* TASK GOAL *
Could you copy every line from the material below in which "with" appears?

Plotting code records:
════════

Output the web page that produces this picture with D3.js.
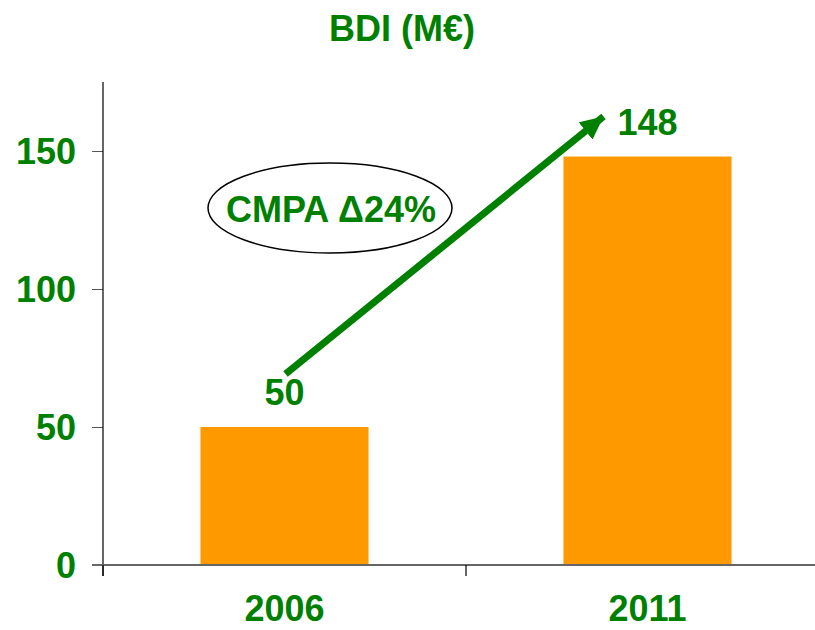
<!DOCTYPE html>
<html>
<head>
<meta charset="utf-8">
<script src="https://cdn.jsdelivr.net/npm/d3@7"></script>
<style>
  body { margin: 0; background: #fff; }
  text { font-family: Arial, "Liberation Sans", sans-serif; font-weight: bold; }
</style>
</head>
<body>
<div id="chart"></div>
<script>
//
// BDI bar chart
//

const _width = 815;
const _height = 630;
const _green = "#008000";
const _barColor = "#ff9900";

var years = ["2006", "2011"];
var bdiValues = [50, 148];
var yTicks = [0, 50, 100, 150];
var chartTitle = "BDI (M€)";
var cmpaLabel = "CMPA Δ24%";

var svg = d3.select("#chart")
    .append("svg")
    .attr("width", _width)
    .attr("height", _height);

var x = d3.scaleBand()
    .domain(years)
    .range([103, 829])
    .paddingInner(0.537)
    .paddingOuter(0.2685);

var y = d3.scaleLinear()
    .domain([0, 175])
    .range([565, 82]);

// title
svg.append("text")
    .attr("x", 402)
    .attr("y", 41)
    .attr("text-anchor", "middle")
    .style("font-size", "36px")
    .attr("fill", _green)
    .text(chartTitle);

// bars
svg.append("g")
    .selectAll("rect")
    .data(bdiValues)
    .join("rect")
    .attr("x", (d, i) => x(years[i]))
    .attr("y", d => y(d))
    .attr("width", x.bandwidth())
    .attr("height", d => y(0) - y(d))
    .attr("fill", _barColor);

// y-axis
var yAxis = d3.axisLeft(y).tickValues(yTicks).tickSize(11).tickPadding(16);
var gy = svg.append("g")
    .attr("transform", "translate(103,0)")
    .call(yAxis);
gy.select(".domain").remove();
gy.selectAll(".tick line").attr("stroke", "#555");
gy.selectAll(".tick text")
    .attr("fill", _green)
    .style("font-size", "36px")
    .attr("dy", "0.35em");
svg.append("line")
    .attr("x1", 103).attr("x2", 103)
    .attr("y1", y.range()[1]).attr("y2", 576)
    .attr("stroke", "#000")
    .attr("stroke-width", 1.2);

// x-axis
svg.append("line")
    .attr("x1", 92).attr("x2", _width)
    .attr("y1", y(0)).attr("y2", y(0))
    .attr("stroke", "#666")
    .attr("stroke-width", 2);

var bounds = years.map((d, i) => x.range()[0] + i * x.step()).concat([x.range()[1]]);
svg.append("g")
    .selectAll("line")
    .data(bounds)
    .join("line")
    .attr("x1", d => d).attr("x2", d => d)
    .attr("y1", y(0)).attr("y2", 576)
    .attr("stroke", "#000")
    .attr("stroke-width", 1.2);

var xAxis = d3.axisBottom(x).tickSize(0).tickPadding(0);
var gx = svg.append("g")
    .attr("transform", "translate(0,621)")
    .call(xAxis);
gx.select(".domain").remove();
gx.selectAll(".tick text")
    .attr("fill", _green)
    .style("font-size", "36px")
    .attr("dy", "0");

// value labels
svg.append("g")
    .selectAll("text")
    .data(bdiValues)
    .join("text")
    .attr("x", (d, i) => x(years[i]) + x.bandwidth() / 2)
    .attr("y", d => y(d) - 22)
    .attr("text-anchor", "middle")
    .attr("fill", _green)
    .style("font-size", "36px")
    .text(d => d);

// growth arrow
svg.append("defs").append("marker")
    .attr("id", "arrowHead")
    .attr("viewBox", "0 0 23 22")
    .attr("refX", 23)
    .attr("refY", 11)
    .attr("markerUnits", "userSpaceOnUse")
    .attr("markerWidth", 23)
    .attr("markerHeight", 22)
    .attr("orient", "auto")
    .append("path")
    .attr("d", "M0,0 L23,11 L0,22 Z")
    .attr("fill", _green);

var x0 = x(years[0]) + x.bandwidth() / 2;
var x1 = x(years[1]) + x.bandwidth() / 2;
svg.append("line")
    .attr("x1", x0 + 1)
    .attr("y1", y(bdiValues[0]) - 53)
    .attr("x2", x1 - 44)
    .attr("y2", y(bdiValues[1]) - 40)
    .attr("stroke", _green)
    .attr("stroke-width", 7)
    .attr("marker-end", "url(#arrowHead)");

// CMPA callout
svg.append("ellipse")
    .attr("cx", 330)
    .attr("cy", 208)
    .attr("rx", 122)
    .attr("ry", 45)
    .attr("fill", "none")
    .attr("stroke", "#000")
    .attr("stroke-width", 1.5);

svg.append("text")
    .attr("x", 331)
    .attr("y", 222)
    .attr("text-anchor", "middle")
    .attr("fill", _green)
    .style("font-size", "36px")
    .text(cmpaLabel);
</script>
</body>
</html>
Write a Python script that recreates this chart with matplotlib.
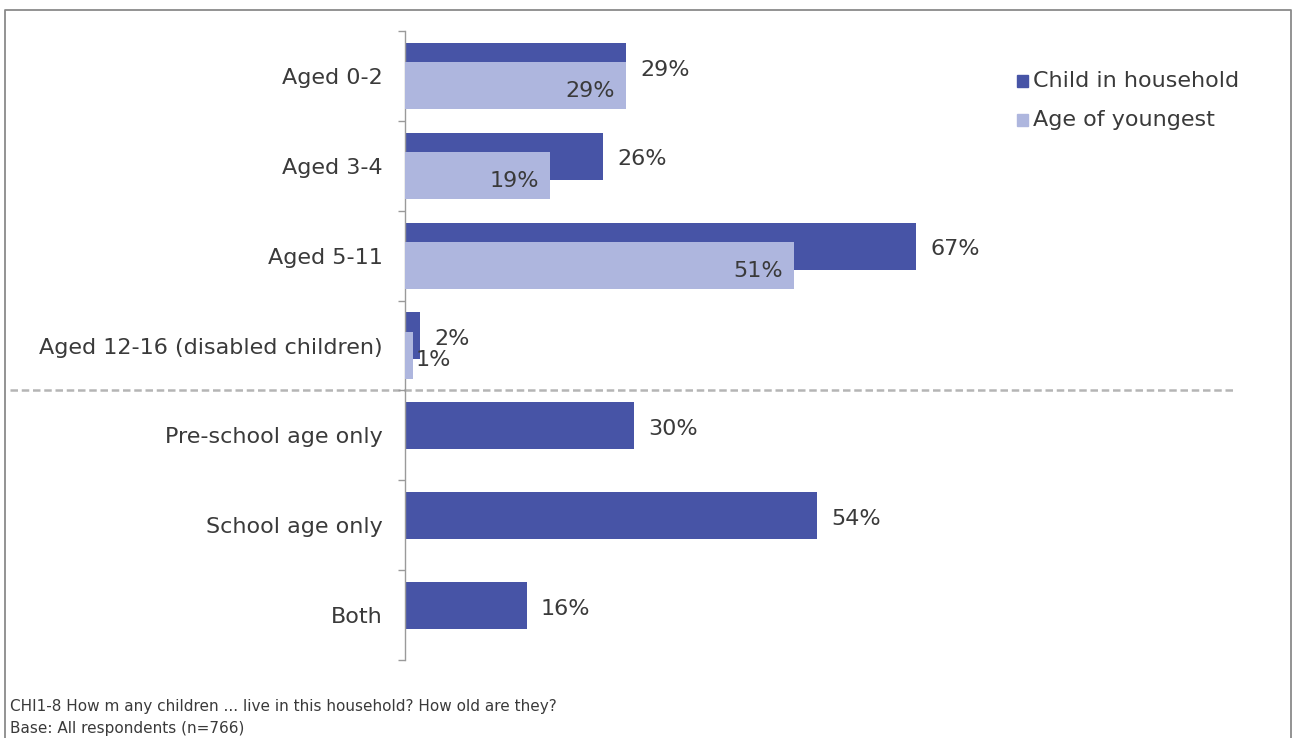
import matplotlib
matplotlib.use("Agg")
import matplotlib.pyplot as plt
from matplotlib import transforms
from matplotlib.lines import Line2D
from matplotlib.patches import Rectangle

# Survey data: share of respondents (%)
categories = ["Aged 0-2", "Aged 3-4", "Aged 5-11", "Aged 12-16 (disabled children)",
              "Pre-school age only", "School age only", "Both"]
child_in_household = [29, 26, 67, 2, 30, 54, 16]
age_of_youngest = [29, 19, 51, 1, None, None, None]
series_names = ["Child in household", "Age of youngest"]
footnotes = ["CHI1-8 How m any children ... live in this household? How old are they?",
             "Base: All respondents (n=766)"]

DARK = "#4754A6"
LIGHT = "#AEB6DE"
TEXT = "#3a3a3a"

W, H = 1296, 738
fig = plt.figure(figsize=(W / 100, H / 100), dpi=100)
plt.rcParams["font.family"] = ["DejaVu Sans"]

# axes placed in pixel terms
x0, x1 = 405, 1168
y_top, y_bot = 31, 660
ax = fig.add_axes([x0 / W, 1 - y_bot / H, (x1 - x0) / W, (y_bot - y_top) / H])

n = len(categories)
pos = list(range(n))
bar_h = 0.523
off = 0.106

dark_y = [p - off for p in pos]
ax.barh(dark_y, child_in_household, height=bar_h, color=DARK, zorder=2)

light_pos = [p + off for p, v in zip(pos, age_of_youngest) if v is not None]
light_vals = [v for v in age_of_youngest if v is not None]
ax.barh(light_pos, light_vals, height=bar_h, color=LIGHT, zorder=3)

ax.set_xlim(0, 100)
ax.set_ylim(n - 0.5, -0.5)

fs = 16
for y, v in zip(dark_y, child_in_household):
    ax.annotate(f"{v}%", (v, y + 0.035), xytext=(10, 0), textcoords="offset points",
                va="center", ha="left", fontsize=fs, color=TEXT, zorder=5)
for y, v in zip(light_pos, light_vals):
    if v >= 5:
        ax.annotate(f"{v}%", (v, y + 0.06), xytext=(-8, 0), textcoords="offset points",
                    va="center", ha="right", fontsize=fs, color=TEXT, zorder=5)
    else:
        ax.annotate(f"{v}%", (v, y + 0.05), xytext=(2, 0), textcoords="offset points",
                    va="center", ha="left", fontsize=fs, color=TEXT, zorder=5)

# y axis styling
for s in ["top", "right", "bottom"]:
    ax.spines[s].set_visible(False)
ax.spines["left"].set_color("#9a9a9a")
ax.spines["left"].set_linewidth(1.0)
ax.set_yticks(pos)
ax.set_yticklabels(categories, fontsize=fs, color=TEXT)
ax.tick_params(axis="y", which="major", length=0, pad=16)
ax.set_yticks([p - 0.5 for p in range(n + 1)], minor=True)
ax.tick_params(axis="y", which="minor", length=5, color="#9a9a9a", width=1.0)
ax.set_xticks([])

# dashed separator between the two groups
blend = transforms.blended_transform_factory(fig.transFigure, ax.transData)
ax.add_line(Line2D([10 / W, 1235 / W], [3.5, 3.5], transform=blend, clip_on=False,
                   color="#b5b5b5", lw=1.8, ls=(0, (3, 1.5)), zorder=1))

# legend
lx, ly = 1022 / W, 1 - 81 / H
for i, (name, col) in enumerate(zip(series_names, [DARK, LIGHT])):
    yy = ly - i * (39 / H)
    fig.patches.append(Rectangle((lx - 5 / W, yy - 6 / H), 11 / W, 12 / H,
                                 transform=fig.transFigure, color=col))
    fig.text(lx + 11 / W, yy, name, fontsize=fs, color=TEXT, va="center", ha="left")

# footnotes
fig.text(10 / W, 1 - 706 / H, footnotes[0], fontsize=11, color=TEXT, va="center", ha="left")
fig.text(10 / W, 1 - 729 / H, footnotes[1], fontsize=11, color=TEXT, va="center", ha="left")

# outer frame
fig.add_artist(Line2D([5 / W, 5 / W, 1291 / W, 1291 / W], [-0.1, 1 - 10 / H, 1 - 10 / H, -0.1],
                      transform=fig.transFigure, color="#8a8a8a", lw=1.3))

fig.savefig("out.png", dpi=100, facecolor="white")
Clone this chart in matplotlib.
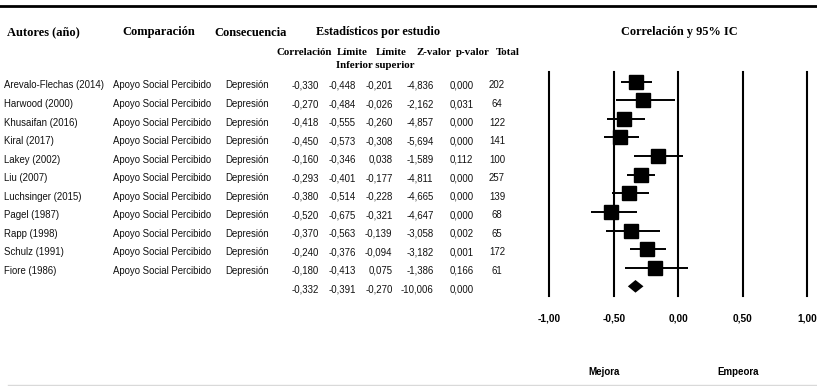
import numpy as np
import matplotlib
matplotlib.use('Agg')
from matplotlib import pyplot as plt

autores = ["Arevalo-Flechas (2014)", "Harwood (2000)", "Khusaifan (2016)", "Kiral (2017)",
           "Lakey (2002)", "Liu (2007)", "Luchsinger (2015)", "Pagel (1987)",
           "Rapp (1998)", "Schulz (1991)", "Fiore (1986)"]
comparacion = "Apoyo Social Percibido"
consecuencia = "Depresión"
correlacion = [-0.330, -0.270, -0.418, -0.450, -0.160, -0.293, -0.380, -0.520, -0.370, -0.240, -0.180]
lim_inf = [-0.448, -0.484, -0.555, -0.573, -0.346, -0.401, -0.514, -0.675, -0.563, -0.376, -0.413]
lim_sup = [-0.201, -0.026, -0.260, -0.308, 0.038, -0.177, -0.228, -0.321, -0.139, -0.094, 0.075]
z_valor = [-4.836, -2.162, -4.857, -5.694, -1.589, -4.811, -4.665, -4.647, -3.058, -3.182, -1.386]
p_valor = [0.000, 0.031, 0.000, 0.000, 0.112, 0.000, 0.000, 0.000, 0.002, 0.001, 0.166]
total = [202, 64, 122, 141, 100, 257, 139, 68, 65, 172, 61]
# efecto combinado
resumen = [-0.332, -0.391, -0.270, -10.006, 0.000]
ticks = [-1.0, -0.5, 0.0, 0.5, 1.0]

sans = 'Liberation Sans'
serif = 'Liberation Serif'


def fmt(v):
    return f"{v:.3f}".replace('.', ',')


fig = plt.figure(figsize=(8.17, 3.86), dpi=100)
bg = fig.add_axes([0, 0, 1, 1])
bg.set_xlim(0, 817)
bg.set_ylim(386, 0)
bg.axis('off')

# lineas de arriba y abajo
bg.plot([0, 817], [6, 6], color='black', lw=2)
bg.plot([8, 817], [385, 385], color='#d9d9d9', lw=1)

# cabeceras
hd = dict(family=serif, weight='bold', va='center', color='black')
bg.text(7, 32.5, "Autores (año)", ha='left', fontsize=9.0, **hd)
bg.text(158.3, 32.5, "Comparación", ha='center', fontsize=9.0, **hd)
bg.text(251, 32.5, "Consecuencia", ha='center', fontsize=9.0, **hd)
bg.text(378, 31.5, "Estadísticos por estudio", ha='center', fontsize=8.8, **hd)
bg.text(679, 32, "Correlación y 95% IC", ha='center', fontsize=8.8, **hd)

sub = ["Correlación", "Límite", "Límite", "Z-valor", "p-valor", "Total"]
sub_x = [303.8, 352.5, 391.7, 434.3, 473.3, 507.5]
for s, x in zip(sub, sub_x):
    bg.text(x, 52.7, s, ha='center', fontsize=7.8, **hd)
bg.text(375.5, 65.5, "Inferior superior", ha='center', fontsize=7.8, **hd)

# filas de la tabla
tx = dict(family=sans, fontsize=6.9, va='center', color='#111111')
col_x = [319, 356, 392.5, 433.5, 473.3]
for i in range(len(autores)):
    y = 85.5 + 18.53 * i
    bg.text(4, y, autores[i], ha='left', **tx)
    bg.text(112.6, y, comparacion, ha='left', **tx)
    bg.text(225.5, y, consecuencia, ha='left', **tx)
    vals = [correlacion[i], lim_inf[i], lim_sup[i], z_valor[i], p_valor[i]]
    for v, x in zip(vals, col_x):
        bg.text(x, y, fmt(v), ha='right', **tx)
    bg.text(497, y, str(total[i]), ha='center', **tx)
y = 85.5 + 18.53 * len(autores)
for v, x in zip(resumen, col_x):
    bg.text(x, y, fmt(v), ha='right', **tx)

# forest plot
ax = fig.add_axes([549.3 / 817, (386 - 296) / 386, 258 / 817, 224 / 386])
ax.set_xlim(-1, 1)
ax.set_ylim(11.52, -0.52)
for t in ticks:
    ax.axvline(t, color='black', lw=1.5, clip_on=False)

filas = np.arange(len(autores))
ax.hlines(filas, lim_inf, lim_sup, color='black', lw=1.4)
ax.plot(correlacion, filas, 's', color='black', markersize=9.5)

yd = len(autores)
ax.fill([resumen[1], resumen[0], resumen[2], resumen[0]],
        [yd, yd - 0.34, yd, yd + 0.34], color='black', lw=0)

ax.set_xticks(ticks)
ax.set_xticklabels([fmt(t)[:-1] for t in ticks], family=sans, weight='bold',
                   fontsize=7.3, color='black')
ax.tick_params(axis='x', length=0, pad=12.5)
ax.set_yticks([])
for sp in ax.spines.values():
    sp.set_visible(False)
ax.patch.set_alpha(0)

bg.text(604, 372, "Mejora", ha='center', va='center', family=sans, weight='bold', fontsize=7)
bg.text(738, 372, "Empeora", ha='center', va='center', family=sans, weight='bold', fontsize=7)

fig.savefig('out.png', dpi=100)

════════

* OUTPUT FOR THIS TASK *
Output the web page that produces this picture with D3.js.
Write a Python script that recreates this chart with matplotlib.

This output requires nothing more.